Students at a Wisconsin high school got a huge surprise on their first day of school: an area businessman offered to pay for every graduating senior to attend a two-year technical college.
Luck High School principal Brad Werner announced the offer on Tuesday at the school’s welcome back assembly in the school gym. The school’s 34 seniors were sitting in the front.
“It was a fun experience for me to share this experience with the seniors and watch their faces and their eyeballs get big,” he said.
It was almost as big a shock for Werner.
Werner said Dennis Frandsen, who owns companies around the region and one of Luck’s two banks, called last month and asked to meet with him and the school superintendent.
Werner said Frandsen’s bank has been very supportive of the school in the six years he has been the principal but they’d never met.
“He just showed up and set the offer on the table for us. It’s almost mind boggling to think that that’s just come through, out of the blue, and is an opportunity for our kids,” he said. “It’s a little bit hard to wrap your mind around.”
Frandsen was born on a dairy farm outside Luck and started his first business there in 1951, according to his company website.
Frandsen wanted to give back to the community by giving all the 2019 graduates who attend a technical school the full two-year scholarship that will cover tuition and books.
“It’s an opportunity for everybody who graduates,” Werner said. “He said he’s fine with it being one student or all students. If they all take advantage of it, that’s fine, too.”

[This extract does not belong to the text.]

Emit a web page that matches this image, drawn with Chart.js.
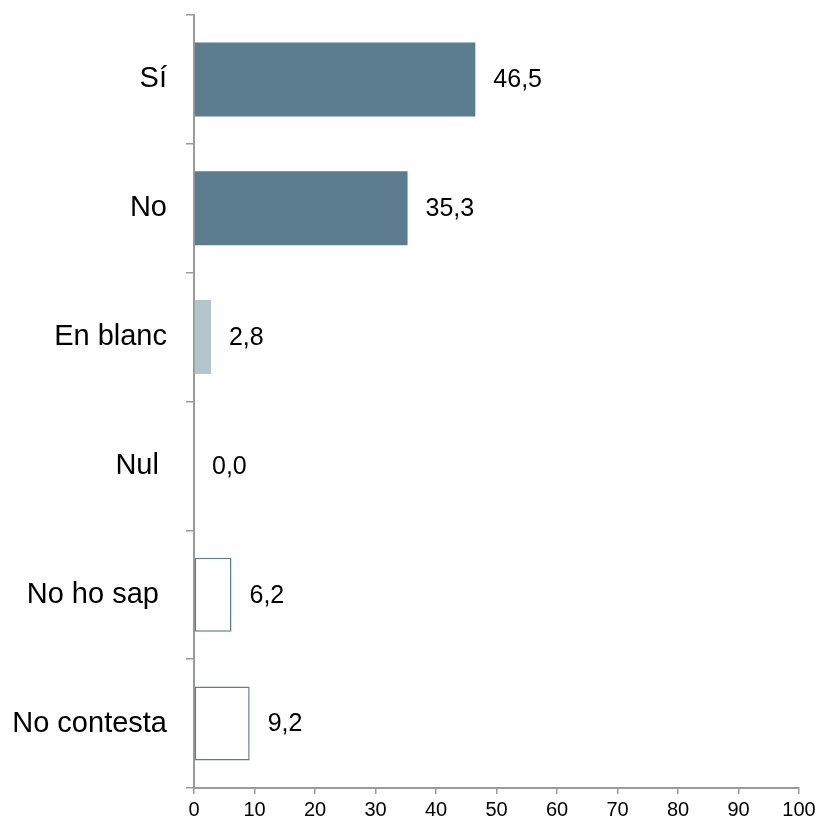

About 85 percent of Luck graduates go to college, vocational school or some sort of apprenticeship into a trade, Werner said.
Frendsen made the offer to vocational college students because there are already a lot of scholarship opportunities for students headed to four-year schools, Werner said. There is also a shortage of skilled workers like electricians and plumbers.
There will be a parent meeting next month to explain the details, but Werner said he’s already hearing from students who didn’t think they would have options for more schooling after high school.
“I’m sure that, regardless of a family’s situation, it’s going to be quite a relief for some of them to think, ‘Wow, we can make this work and we don’t have to think quite as hard about it anymore,'” Werner said.
It isn’t the first time Frendsen has done something like it. He is also paying for seniors at Rush City High School, near his company headquarters in Minnesota, to attend Pine City Technical and Community College.
Frandsen was not available for comment, but he told KARE he has started the Frandsen Family Foundation to pay college tuition for students in small towns.
Luck High School runs from grade 7-12, and Werner said the scholarship offer has also motivated underclassmen to buckle down in case they get a similar opportunity.
“It’s a unique boost to our student body as a whole, not just our senior class,” he said.
Werner said it’s been a great way to start the year and morale is high with students and faculty.